Defence Minister Hussein Tantawi said "half of the kidnappers were eliminated" in the raid, the official MENA news agency reported.
"Just before dawn two helicopters flew in special forces from the elite Lightning Brigade who freed the hostages," an Egyptian security official told AFP, asking not to be named. "There was a gunfight during which half the around 35 kidnappers were killed and the rest escaped," he said.
About 150 Egyptian special forces had been sent to Sudan, he said, where Italian and German special forces were also on standby, with about 30 Egyptian special forces carrying out the operation. The hostages were snatched while on a safari in a lawless area of Egypt's south-western desert on September 19.

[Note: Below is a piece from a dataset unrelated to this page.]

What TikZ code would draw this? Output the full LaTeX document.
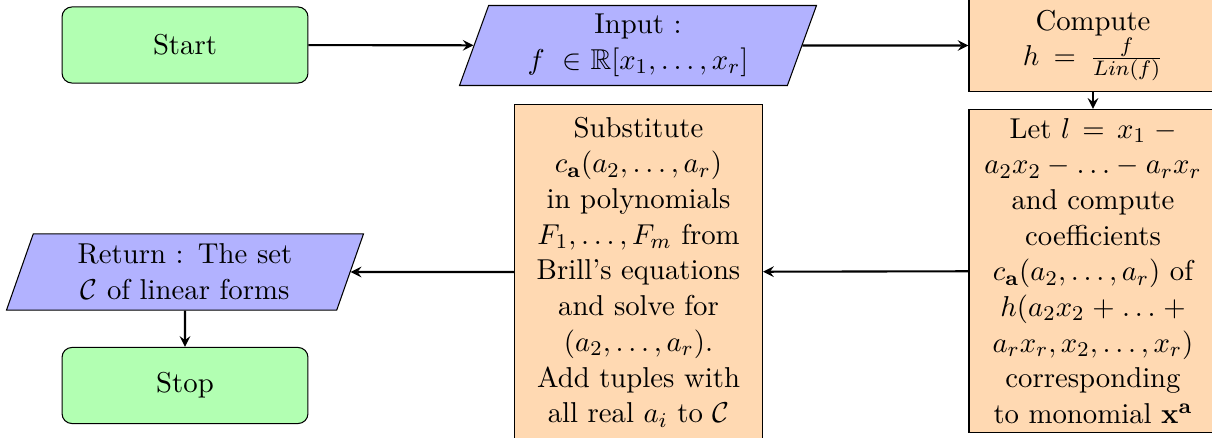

The kidnappers - whose identities remain unknown - had demanded a ransom but Italy's Foreign Minister Franco Frattini said no money had been paid and that Italian special forces had also been involved. "We cannot yet relate the dynamics (of the release) but we can deny with certainty the payment of any ransom," Frattini said on Italian television from Belgrade.
"It was a most professional operation, and obviously we thank our German friends who worked with us, as well as Egypt and Sudan," he said. "We should recognise that we obtained this result thanks to the professionalism and effectiveness of our secret services, our special forces," he said, without elaborating.